2013-03-04 22:55:00 | Weblog


第2次世界大戦で敗戦国になった日本に対して戦争放棄の憲法を持つように迫ったのも、朝鮮戦争が始まるや否や日本に再軍備を迫ったのも、戦闘機やイージス艦、ミサイルの類を日本に売ったのも、ショウ・ザ・フラッグ、ブーツ・オン・ザ・グラウンドと声をあげて、自衛隊を海外に出かけさせるよう仕向けたのも、みんな、アメリカ合衆国である。

何十年もの間、敗戦国日本は戦勝国アメリカのいいなりに雑巾がけに励んできた――こんな言い方をすると、石原慎太郎の口真似のように聞こえるが、それは、戦後日本の経済復興と繁栄の代償であった。吉田茂が敷いた軽武装・通商国家の路線を自民党政権は引き継いできた。

武器輸出3原則もそうした路線の中でできた原則だ。まだ、日本の政治家の間に、平和国家というイメージが国際的にアピールするという認識があった時代である。

先の野田内閣が、日本と安全保障面で協力関係があり、その国との共同開発・生産が日本の安全保障に役立つ場合、兵器の共同開発を実施する、と武器輸出3原則の例外規定を決め、この3月1日、安倍内閣が次期主力戦闘機F-35の共同開発に参加すると発表した。

その理由は①F-35の使用は日本の安全保障に役立つ②日本の防衛生産とその技術基盤の維持・育成・高度化に役立つ③日米安全保障体制の効果的な運用に寄与する、としている。

ベトナム戦争で米軍がソニーのビデオカメラを使ったスマート爆弾を使ったことがあった。家電製品の軍事応用である。

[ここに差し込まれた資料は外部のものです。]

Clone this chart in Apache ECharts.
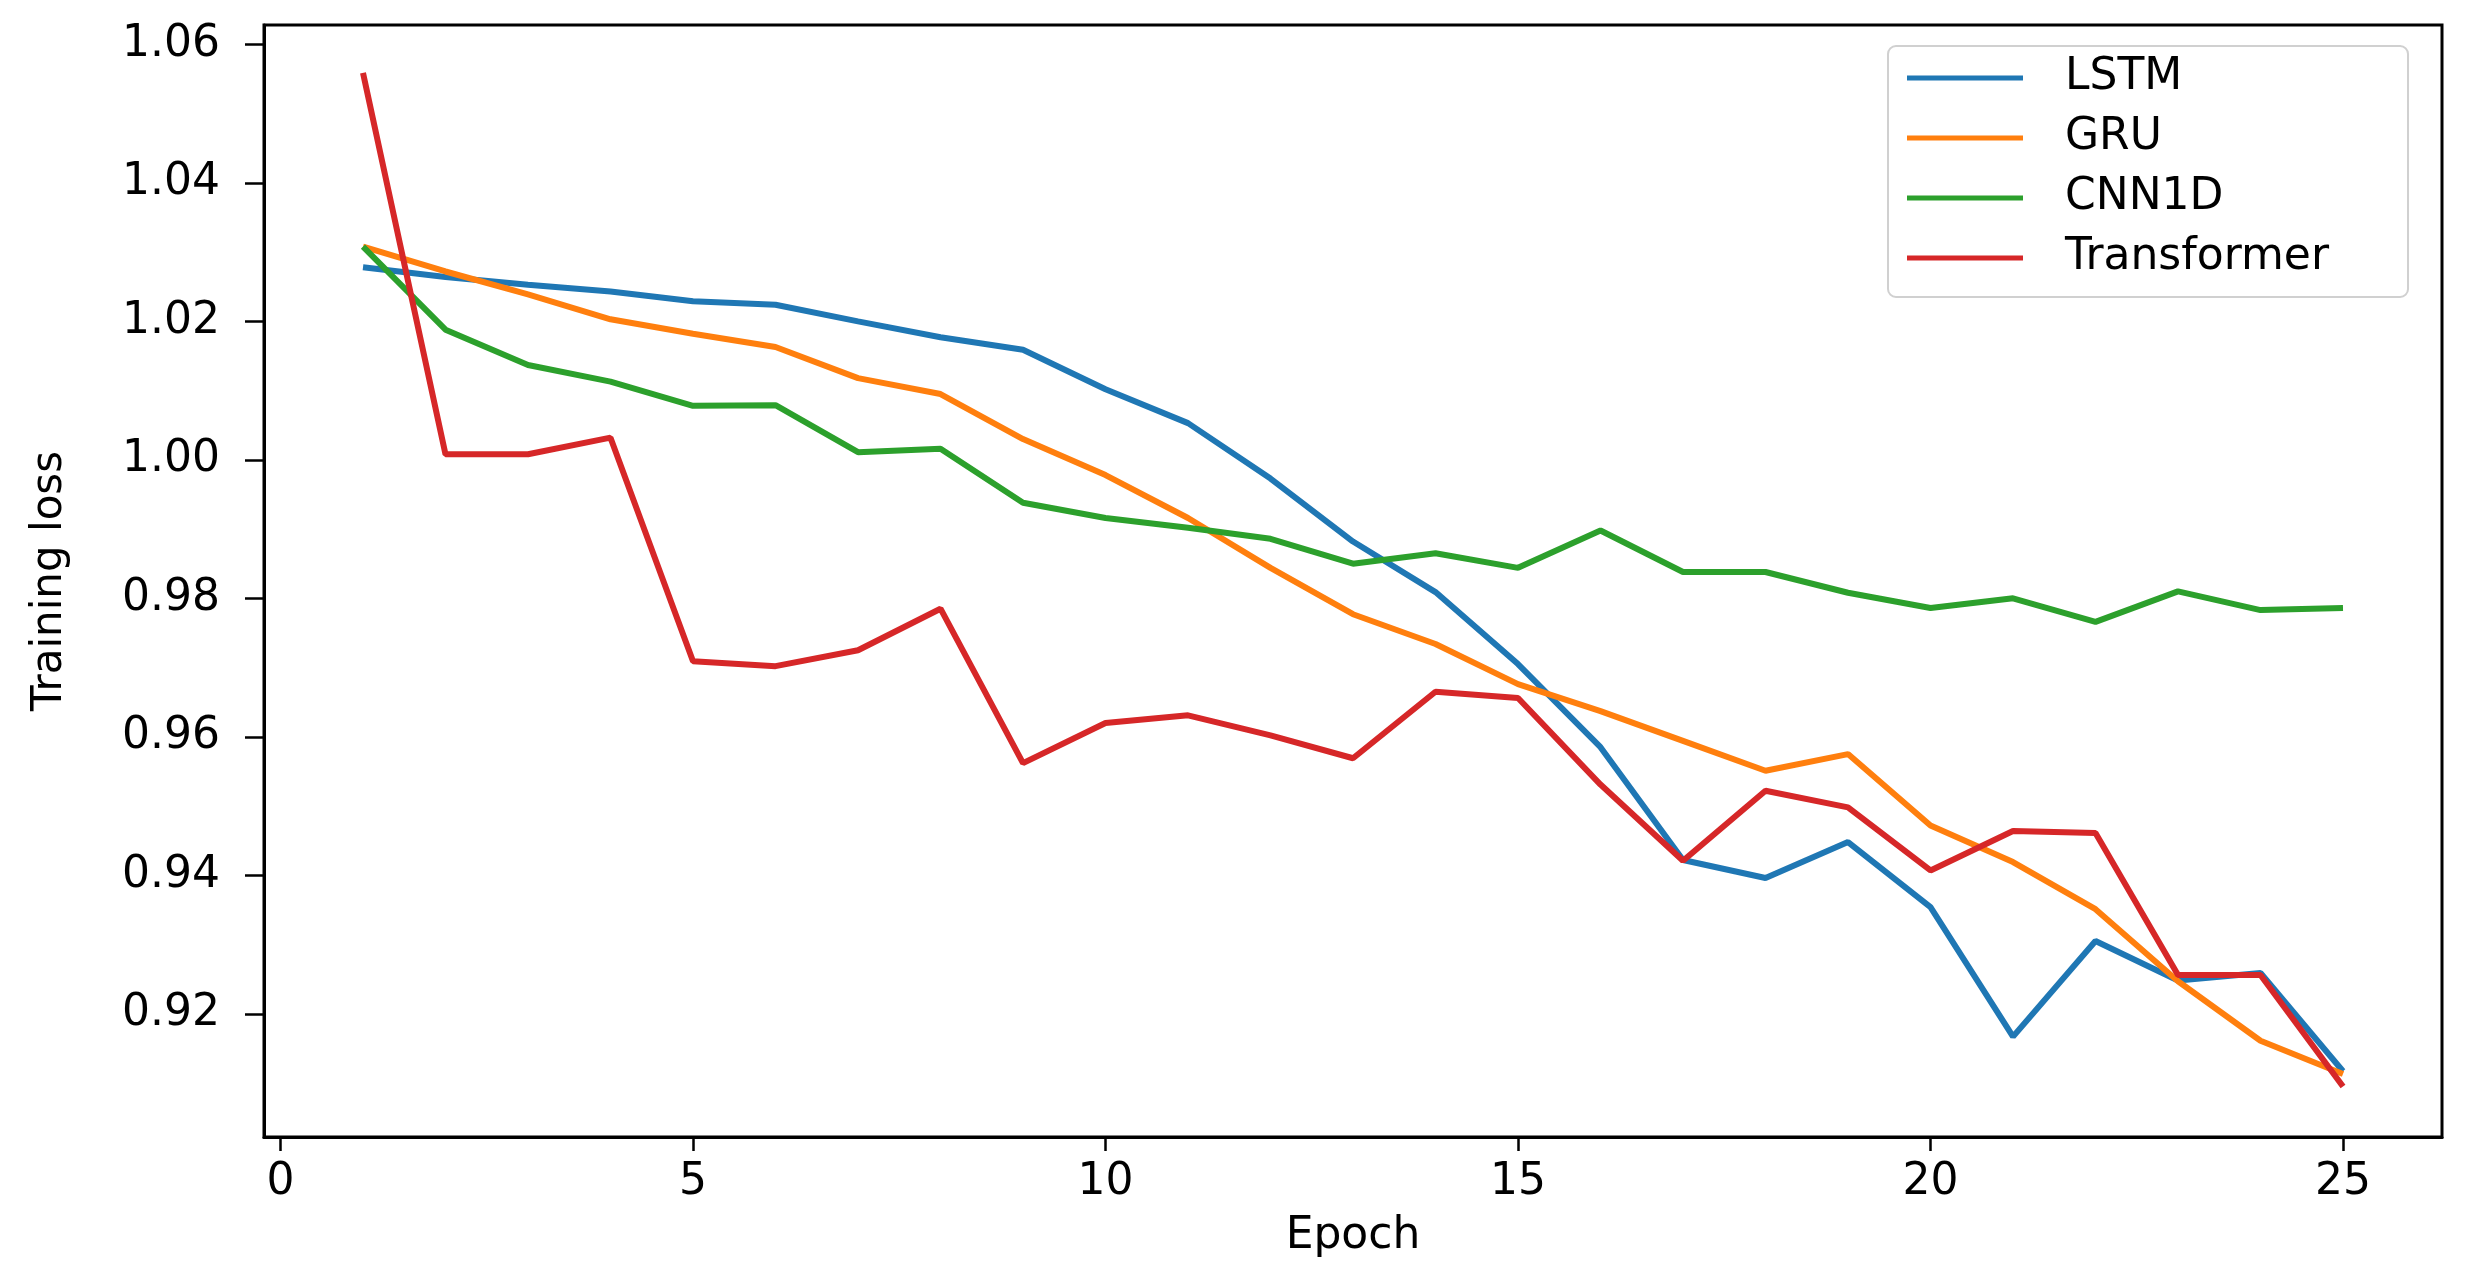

今では多くの人が米国の軍事衛星を使ったGPSのお世話になっている。こちらは軍事技術の民生利用である。

武器の定義は難しいが、さすがにステルス戦闘機F-35となれば、これを武器と呼ぶことに異論のある人はいないだろう。

その武器輸出3原則も、米国向けだけは①武器技術の供与②弾道ミサイル防衛システムの共同開発・生産関係の武器輸出などが例外として認められてきた。これは米国に要求に応じることが、日本の安全保障に役立つという観点からだ。

F-35の共同開発の参加も、これまでの武器輸出3原則の対米例外措置の延長線上にある――という見方は大間違いで、「日本の防衛生産とその技術基盤の維持・育成・高度化に役立つ」と、日本の防衛産業育成を正面切って理由にあげた点が新しい。

尖閣など中国との反目、韓国との竹島摩擦、北朝鮮の核とミサイルなど、四海波高いおり、国民の不安に乗じて、武器商法で世界に販路を拡張しようというたくらみの始まりではないかと疑ってみたくなる。

戦争放棄の規定は原則であるとされているが、あの時代の政治を取り仕切ってきた人々にとってはそれが戦略上の方便であったように、武器3原則も時代の政治環境に合わせた方便だったのであろう。

戦後日本政治の本音とたてまえの間に生じた囲碁でいう「コウ」のようなものが次々とつぶされてゆく。日本の衆議院議員の平均年齢は52歳。憲法の戦争放棄の規定の解除まであと何年残されているだろうか。歴史は進歩するとは限らない。